Employees don’t wait for years to make their decision on whether to stay or not. They decide within their first few days. So give them a great impression of your organization from the get-go. Here are seven things you need to do before you new hire’s first day:
Welcome packet: Don’t wait until the first day to introduce your organization. Send your new hire a welcome packet that includes the latest articles about the company, a fun personal note, and maybe even a card signed by everyone on their team. This gives your new hire a sense of the company’s culture, shows them where it’s headed, and of course, makes them feel welcomed.
Paperwork: Benefits, contracts, anything else that needs signing — make sure you get these out of the way before day one. These documents take time to read over and understand, so why waste time on the first day doing paperwork when you could be training or introducing your new hire to the organization?
Culture video: Send them a video that highlights your organizational culture. Get testimonial from current employees, showcase fun activities, and the everyday activities of the workplace. This is a fun way to introduce the culture to your employee and get them amped up to start their first day.

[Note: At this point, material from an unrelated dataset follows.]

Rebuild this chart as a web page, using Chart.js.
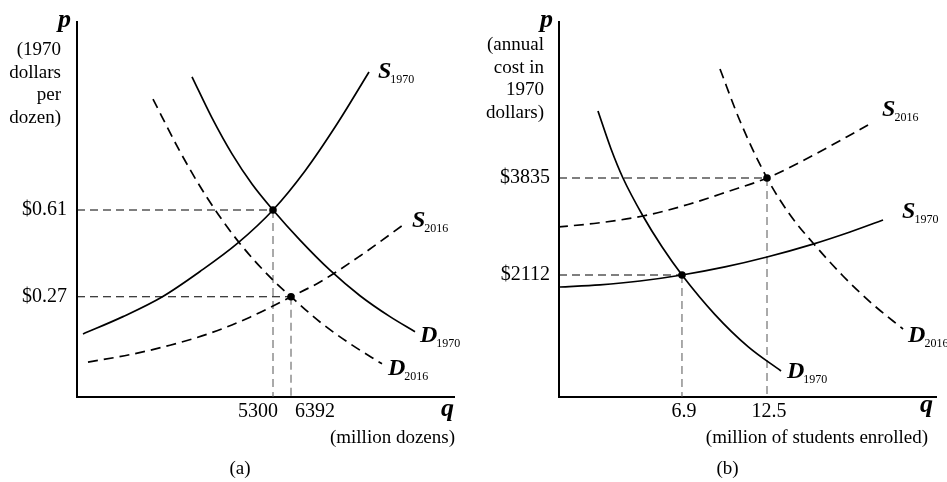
<!DOCTYPE html>
<html><head><meta charset="utf-8">
<script src="https://cdn.jsdelivr.net/npm/chart.js@4.4.1/dist/chart.umd.min.js"></script>
<style>
html,body{margin:0;padding:0;background:#fff;}
#wrap{position:relative;width:947px;height:482px;overflow:hidden;background:#fff;}
.panel{position:absolute;top:0;}
canvas{display:block;}
</style></head><body>
<div id="wrap">
  <div class="panel" style="left:0"><canvas id="ca" width="473" height="482"></canvas></div>
  <div class="panel" style="left:473px"><canvas id="cb" width="474" height="482"></canvas></div>
</div>
<script>
// ---------------- Panel (a): eggs ----------------
const eggsQTicks = [5300, 6392];
const eggsPTicks = [0.27, 0.61];
const eggsEquilibria = [[5300, 0.61], [6392, 0.27]];
const eggsS1970 = [[-6227,0.124],[-3800,0.192],[-1434,0.269],[871,0.369],[3177,0.481],[5300,0.61],[7241,0.763],[9183,0.947],[11124,1.151]];
const eggsD1970 = [[386,1.132],[1599,0.971],[2813,0.83],[4026,0.712],[5300,0.61],[6938,0.492],[8758,0.374],[10578,0.274],[12398,0.192],[13915,0.133]];
const eggsS2016 = [[-5923,0.014],[-3375,0.043],[-949,0.08],[1478,0.127],[3905,0.19],[6392,0.27],[8151,0.328],[10578,0.43],[13187,0.551]];
const eggsD2016 = [[-1980,1.045],[-342,0.839],[1296,0.659],[3177,0.488],[5300,0.335],[6392,0.27],[8151,0.171],[9971,0.086],[11913,0.007]];
const eggsYTitle = ['(1970', 'dollars', 'per', 'dozen)'];
const eggsXTitle = '(million dozens)';

// ---------------- Panel (b): college ----------------
const collegeQTicks = [6.9, 12.5];
const collegePTicks = [2112, 3835];
const collegeEquilibria = [[6.9, 2112], [12.5, 3835]];
const collegeD1970 = [[1.366,5025],[2.222,4355],[3.013,3835],[4.331,3160],[5.582,2613],[6.9,2112],[9.074,1409],[11.248,840],[13.422,407]];
const collegeS1970 = [[-1.138,1899],[1.498,1938],[4.133,2005],[6.9,2112],[9.733,2256],[12.5,2432],[15.531,2661],[17.968,2876],[20.142,3089]];
const collegeS2016 = [[-1.269,2965],[1.366,3036],[4.331,3160],[7.295,3364],[9.931,3595],[12.5,3835],[15.201,4190],[19.154,4776]];
const collegeD2016 = [[9.404,5771],[10.721,4847],[12.5,3835],[14.015,3181],[15.531,2680],[17.507,2094],[19.483,1588],[21.46,1153]];
const collegeYTitle = ['(annual', 'cost in', '1970', 'dollars)'];
const collegeXTitle = '(million of students enrolled)';

const FONT = "'Liberation Serif', 'Times New Roman', serif";
const pts = arr => arr.map(([x, y]) => ({x, y}));

function makePlugin(d) {
  return {
    id: 'econLabels',
    afterDraw(chart) {
      const ctx = chart.ctx;
      const xs = chart.scales.x, ys = chart.scales.y;
      const ca = chart.chartArea;
      ctx.save();
      ctx.fillStyle = '#000';
      // axis symbols
      ctx.font = `bold italic 26px ${FONT}`;
      ctx.textAlign = 'right'; ctx.textBaseline = 'alphabetic';
      ctx.fillText('p', ca.left - 6, 27);
      ctx.fillText('q', ca.right + d.qDx, d.qBase);
      // y title
      ctx.font = `19px ${FONT}`;
      ctx.textAlign = 'right'; ctx.textBaseline = 'middle';
      d.yTitle.forEach((t, i) => ctx.fillText(t, ca.left - d.yTitleGap, d.yTitleTop + i * 22.6));
      // x title
      ctx.fillText(d.xTitle, ca.right + d.xTitleDx, 438);
      // panel letter
      ctx.textAlign = 'center';
      ctx.fillText(d.panel, xs.getPixelForValue(d.panelAt), 469);
      // y tick labels
      ctx.font = `20px ${FONT}`;
      ctx.textAlign = 'right'; ctx.textBaseline = 'middle';
      d.pTicks.forEach(v => ctx.fillText(d.pFmt(v), ca.left - d.yTickPad, ys.getPixelForValue(v)));
      // x tick labels
      ctx.textAlign = 'center'; ctx.textBaseline = 'alphabetic';
      d.qTicks.forEach((v, i) => ctx.fillText(d.qFmt(v), xs.getPixelForValue(v) + d.qTickDx[i], 417));
      // curve labels
      d.curves.forEach((c, i) => {
        const meta = chart.getDatasetMeta(i + 1);
        const last = meta.data[meta.data.length - 1];
        const x = last.x + c.dx, y = last.y + c.dy;
        ctx.textAlign = 'left';
        ctx.font = `bold italic 24px ${FONT}`;
        ctx.fillText(c.name, x, y);
        const w = ctx.measureText(c.name).width;
        ctx.font = `12px ${FONT}`;
        ctx.fillText(c.sub, x + w - 1, y + 5);
      });
      ctx.restore();
    }
  };
}

function build(canvasId, d) {
  const guides = [];
  d.eq.forEach(([q, p]) => {
    guides.push({data: pts([[d.xMin, p], [q, p]]), color: '#000', width: 1.2});
    guides.push({data: pts([[q, p], [q, d.yMin]]), color: '#555', width: 1});
  });
  const datasets = [
    {label: 'eq', data: pts(d.eq), showLine: false, pointRadius: 3.8, pointBackgroundColor: '#000', pointBorderWidth: 0},
    ...d.curves.map(c => ({label: c.name + c.sub, data: pts(c.data), borderColor: '#000', borderWidth: 1.7,
      borderDash: c.dashed ? [10, 6] : [], pointRadius: 0, fill: false, cubicInterpolationMode: 'monotone'})),
    ...guides.map(g => ({label: 'guide', data: g.data, borderColor: g.color, borderWidth: g.width,
      borderDash: [8, 5], pointRadius: 0, fill: false, tension: 0}))
  ];
  return new Chart(document.getElementById(canvasId), {
    type: 'line',
    data: {datasets},
    plugins: [makePlugin(d)],
    options: {
      responsive: false, animation: false, devicePixelRatio: 1,
      layout: {padding: d.padding},
      plugins: {legend: {display: false}, tooltip: {enabled: false}, title: {display: false}},
      scales: {
        x: {
          type: 'linear', position: 'bottom', min: d.xMin, max: d.xMax,
          grid: {display: false, drawTicks: false},
          border: {display: true, color: '#000', width: 2},
          ticks: {display: false},
          afterBuildTicks: s => { s.ticks = d.qTicks.map(v => ({value: v})); },
          afterFit: s => { s.height = 0; }
        },
        y: {
          type: 'linear', position: 'left', min: d.yMin, max: d.yMax,
          grid: {display: false, drawTicks: false},
          border: {display: true, color: '#000', width: 2},
          ticks: {display: false},
          afterBuildTicks: s => { s.ticks = d.pTicks.map(v => ({value: v})); },
          afterFit: s => { s.width = 0; }
        }
      }
    }
  });
}

build('ca', {
  xMin: -6590, xMax: 16280, yMin: -0.123, yMax: 1.347,
  padding: {left: 77, right: 19, top: 22, bottom: 85},
  eq: eggsEquilibria, qTicks: eggsQTicks, pTicks: eggsPTicks,
  qTickDx: [-15, 24], qFmt: v => String(v), pFmt: v => '$' + v.toFixed(2),
  yTickPad: 10, yTitle: eggsYTitle, yTitleGap: 16, yTitleTop: 50, xTitle: eggsXTitle,
  qBase: 416, qDx: 0, xTitleDx: 1, panel: '(a)', panelAt: 3300,
  curves: [
    {name: 'S', sub: '1970', data: eggsS1970, dashed: false, dx: 9, dy: 6},
    {name: 'D', sub: '1970', data: eggsD1970, dashed: false, dx: 5, dy: 10},
    {name: 'S', sub: '2016', data: eggsS2016, dashed: true, dx: 9, dy: 2},
    {name: 'D', sub: '2016', data: eggsD2016, dashed: true, dx: 6, dy: 11}
  ]
});

build('cb', {
  xMin: -1.2, xMax: 23.63, yMin: -55, yMax: 6606,
  padding: {left: 86, right: 11, top: 22, bottom: 85},
  eq: collegeEquilibria, qTicks: collegeQTicks, pTicks: collegePTicks,
  qTickDx: [2, 2], qFmt: v => String(v), pFmt: v => '$' + v,
  yTickPad: 9, yTitle: collegeYTitle, yTitleGap: 15, yTitleTop: 45, xTitle: collegeXTitle,
  qBase: 412, qDx: -3, xTitleDx: -8, panel: '(b)', panelAt: 9.9,
  curves: [
    {name: 'D', sub: '1970', data: collegeD1970, dashed: false, dx: 6, dy: 7},
    {name: 'S', sub: '1970', data: collegeS1970, dashed: false, dx: 19, dy: -2},
    {name: 'S', sub: '2016', data: collegeS2016, dashed: true, dx: 14, dy: -9},
    {name: 'D', sub: '2016', data: collegeD2016, dashed: true, dx: 5, dy: 13}
  ]
});
</script>
</body></html>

Company directory: Send your new hire a directory for all the people in your organization, and don’t forget to tell them know who they’ll be reporting to. If you don’t have a directory, consider sending them a list of people on their team that includes little fun tidbits like the person’s title and favorite hobby. This will help your new hire get familiar with people they’ll be working with.
Learning plan: Create a 30, 60, 90-day plan. Lay out the tools, skills, and tasks that your new hire will need to learn over their first 90 days. That way, you’re designing a strategic plan that will set your newbie up for future success.
Assign a mentor: And in order to implement that 30, 60, 90-day plan, you’ll need to assign a mentor. This employee will help train your new hire, and they’ll also be the go-to person for any questions, feedback, or check-ins.
Fun questionnaire: Have them fill out a questionnaire with fun questions like “What’s your favorite food for lunch?” or “What do you like to do on the weekends?” And then send their answers to your team. Your current team members will have some interesting talking points to bring up when they talk to the new hire.
A great employee onboarding program is all about looking at long-term effects. By starting the process before the new hire begins, you’ll be giving them an awesome impression of your organization, and they’ll be excited to start their first day.